(Entries with chart source code)
******************************

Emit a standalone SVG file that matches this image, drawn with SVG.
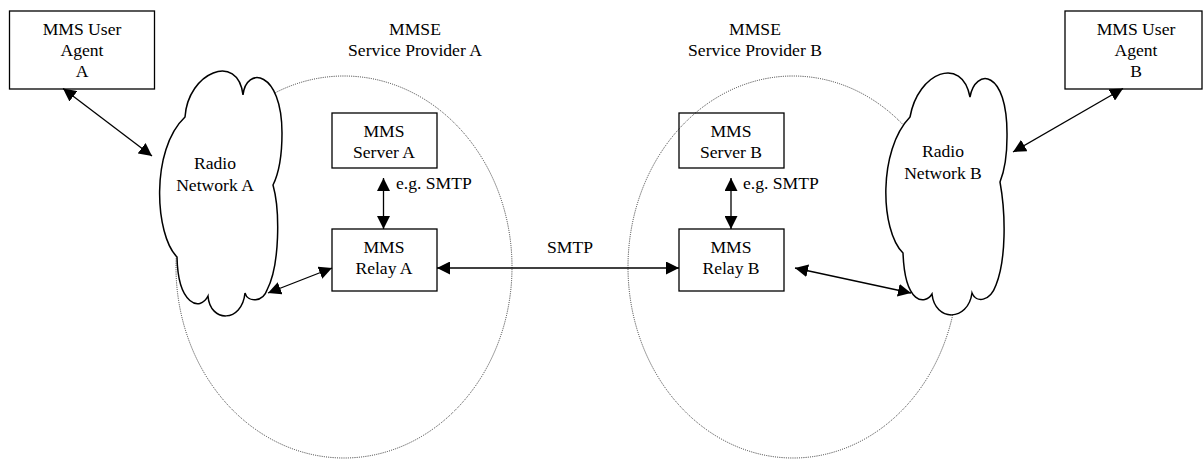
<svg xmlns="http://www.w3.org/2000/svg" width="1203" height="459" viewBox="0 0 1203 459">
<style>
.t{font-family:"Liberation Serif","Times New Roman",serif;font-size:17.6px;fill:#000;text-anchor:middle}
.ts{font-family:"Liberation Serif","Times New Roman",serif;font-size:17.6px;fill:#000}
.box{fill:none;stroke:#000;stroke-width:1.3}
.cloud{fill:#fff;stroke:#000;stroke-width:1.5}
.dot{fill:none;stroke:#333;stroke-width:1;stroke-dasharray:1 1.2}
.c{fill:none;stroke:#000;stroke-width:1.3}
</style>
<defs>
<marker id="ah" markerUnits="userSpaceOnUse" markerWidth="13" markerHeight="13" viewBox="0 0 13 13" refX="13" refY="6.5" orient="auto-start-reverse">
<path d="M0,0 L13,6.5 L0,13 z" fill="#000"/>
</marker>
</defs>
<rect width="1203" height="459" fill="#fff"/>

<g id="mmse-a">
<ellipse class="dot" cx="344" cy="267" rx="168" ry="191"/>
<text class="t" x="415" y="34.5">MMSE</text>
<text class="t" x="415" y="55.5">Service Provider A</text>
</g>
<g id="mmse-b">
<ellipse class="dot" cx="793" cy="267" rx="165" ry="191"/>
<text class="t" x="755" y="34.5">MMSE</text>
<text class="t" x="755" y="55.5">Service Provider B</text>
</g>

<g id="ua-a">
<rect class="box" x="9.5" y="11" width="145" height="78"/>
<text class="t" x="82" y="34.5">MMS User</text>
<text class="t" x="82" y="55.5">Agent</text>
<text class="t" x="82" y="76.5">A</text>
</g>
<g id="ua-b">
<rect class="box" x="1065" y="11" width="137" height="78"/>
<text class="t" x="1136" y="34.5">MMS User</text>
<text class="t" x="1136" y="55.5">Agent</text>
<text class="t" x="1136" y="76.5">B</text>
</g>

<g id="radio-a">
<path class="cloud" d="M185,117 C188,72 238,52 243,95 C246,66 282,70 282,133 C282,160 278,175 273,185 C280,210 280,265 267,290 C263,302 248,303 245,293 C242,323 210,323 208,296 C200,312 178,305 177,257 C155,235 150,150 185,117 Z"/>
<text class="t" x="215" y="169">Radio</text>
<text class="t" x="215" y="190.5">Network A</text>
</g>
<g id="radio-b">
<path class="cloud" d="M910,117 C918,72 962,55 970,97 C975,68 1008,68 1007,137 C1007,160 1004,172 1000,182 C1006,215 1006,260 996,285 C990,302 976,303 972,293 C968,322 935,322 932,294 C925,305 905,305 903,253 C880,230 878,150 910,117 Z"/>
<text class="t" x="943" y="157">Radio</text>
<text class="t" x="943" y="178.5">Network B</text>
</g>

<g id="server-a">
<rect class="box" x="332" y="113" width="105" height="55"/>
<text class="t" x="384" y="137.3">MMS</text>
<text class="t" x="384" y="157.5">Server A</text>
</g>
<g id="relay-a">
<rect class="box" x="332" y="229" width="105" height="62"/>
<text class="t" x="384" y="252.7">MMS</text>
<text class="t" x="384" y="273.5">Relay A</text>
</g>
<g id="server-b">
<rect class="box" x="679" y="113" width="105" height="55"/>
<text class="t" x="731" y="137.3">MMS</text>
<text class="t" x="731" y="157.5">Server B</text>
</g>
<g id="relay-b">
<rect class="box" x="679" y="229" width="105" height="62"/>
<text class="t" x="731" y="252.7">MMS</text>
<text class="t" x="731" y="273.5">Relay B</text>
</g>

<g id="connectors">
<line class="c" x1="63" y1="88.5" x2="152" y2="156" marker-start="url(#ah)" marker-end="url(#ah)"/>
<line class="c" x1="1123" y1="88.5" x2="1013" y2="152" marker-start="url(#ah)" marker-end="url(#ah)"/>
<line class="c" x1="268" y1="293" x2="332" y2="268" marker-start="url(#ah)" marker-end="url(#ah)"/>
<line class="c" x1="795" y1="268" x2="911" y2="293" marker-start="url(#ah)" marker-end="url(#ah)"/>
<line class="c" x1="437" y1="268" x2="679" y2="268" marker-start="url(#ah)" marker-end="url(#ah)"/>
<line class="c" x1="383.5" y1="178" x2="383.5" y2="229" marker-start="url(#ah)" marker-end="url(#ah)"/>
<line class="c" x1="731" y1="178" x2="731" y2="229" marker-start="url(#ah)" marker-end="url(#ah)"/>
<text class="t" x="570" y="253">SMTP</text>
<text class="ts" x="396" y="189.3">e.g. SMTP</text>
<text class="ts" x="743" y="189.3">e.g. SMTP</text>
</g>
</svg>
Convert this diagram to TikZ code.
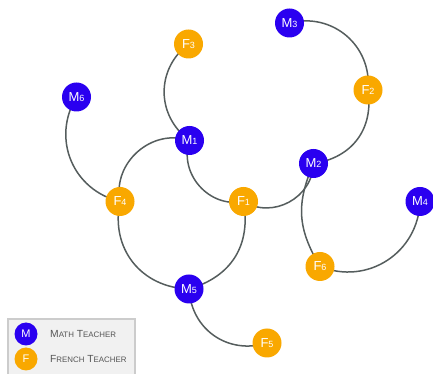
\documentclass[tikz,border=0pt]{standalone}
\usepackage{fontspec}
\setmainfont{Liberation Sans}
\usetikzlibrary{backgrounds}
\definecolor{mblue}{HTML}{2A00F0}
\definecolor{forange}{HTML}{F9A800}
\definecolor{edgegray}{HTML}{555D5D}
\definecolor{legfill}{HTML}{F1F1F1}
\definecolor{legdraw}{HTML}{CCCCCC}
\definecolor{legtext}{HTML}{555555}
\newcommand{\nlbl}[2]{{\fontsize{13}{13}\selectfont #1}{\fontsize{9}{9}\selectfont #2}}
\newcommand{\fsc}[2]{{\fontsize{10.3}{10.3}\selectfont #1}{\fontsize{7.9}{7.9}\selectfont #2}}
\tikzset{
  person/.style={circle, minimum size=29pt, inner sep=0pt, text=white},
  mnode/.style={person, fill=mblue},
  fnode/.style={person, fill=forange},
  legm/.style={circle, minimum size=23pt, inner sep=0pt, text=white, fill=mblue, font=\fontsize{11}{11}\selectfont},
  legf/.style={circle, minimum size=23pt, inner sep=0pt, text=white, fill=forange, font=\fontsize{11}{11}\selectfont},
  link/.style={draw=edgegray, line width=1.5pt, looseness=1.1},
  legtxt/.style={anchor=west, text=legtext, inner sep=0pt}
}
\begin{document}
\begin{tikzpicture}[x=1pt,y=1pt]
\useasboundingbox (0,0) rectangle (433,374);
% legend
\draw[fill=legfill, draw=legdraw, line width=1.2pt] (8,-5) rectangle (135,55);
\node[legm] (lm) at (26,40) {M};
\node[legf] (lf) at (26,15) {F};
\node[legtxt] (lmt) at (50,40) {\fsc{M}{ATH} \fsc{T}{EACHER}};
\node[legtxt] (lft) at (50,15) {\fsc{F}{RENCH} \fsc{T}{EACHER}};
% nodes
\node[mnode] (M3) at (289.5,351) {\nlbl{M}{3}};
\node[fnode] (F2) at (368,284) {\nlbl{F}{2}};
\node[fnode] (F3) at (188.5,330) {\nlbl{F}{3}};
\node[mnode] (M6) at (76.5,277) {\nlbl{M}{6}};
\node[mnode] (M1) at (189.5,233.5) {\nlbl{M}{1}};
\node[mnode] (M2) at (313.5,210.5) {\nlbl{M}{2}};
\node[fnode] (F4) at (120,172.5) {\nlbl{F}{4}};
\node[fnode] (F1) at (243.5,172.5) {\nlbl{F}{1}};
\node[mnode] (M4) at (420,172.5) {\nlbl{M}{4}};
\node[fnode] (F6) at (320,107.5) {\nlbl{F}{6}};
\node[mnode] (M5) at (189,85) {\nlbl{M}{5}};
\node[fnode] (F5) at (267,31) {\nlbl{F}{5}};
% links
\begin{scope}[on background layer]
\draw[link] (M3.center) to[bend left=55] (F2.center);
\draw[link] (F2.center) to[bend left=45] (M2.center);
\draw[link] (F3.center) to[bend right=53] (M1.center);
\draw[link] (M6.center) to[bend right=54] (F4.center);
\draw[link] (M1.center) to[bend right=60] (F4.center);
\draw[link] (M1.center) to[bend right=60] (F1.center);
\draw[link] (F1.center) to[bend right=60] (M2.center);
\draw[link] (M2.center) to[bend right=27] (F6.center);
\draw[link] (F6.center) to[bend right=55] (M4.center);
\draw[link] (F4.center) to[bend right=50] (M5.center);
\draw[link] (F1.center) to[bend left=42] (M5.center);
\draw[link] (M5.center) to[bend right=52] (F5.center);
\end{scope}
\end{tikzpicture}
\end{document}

******************************

● OBJECTIVE
Respond with the number of lines containing "standalone" and no additional words.

● PROBLEM SOLUTION
2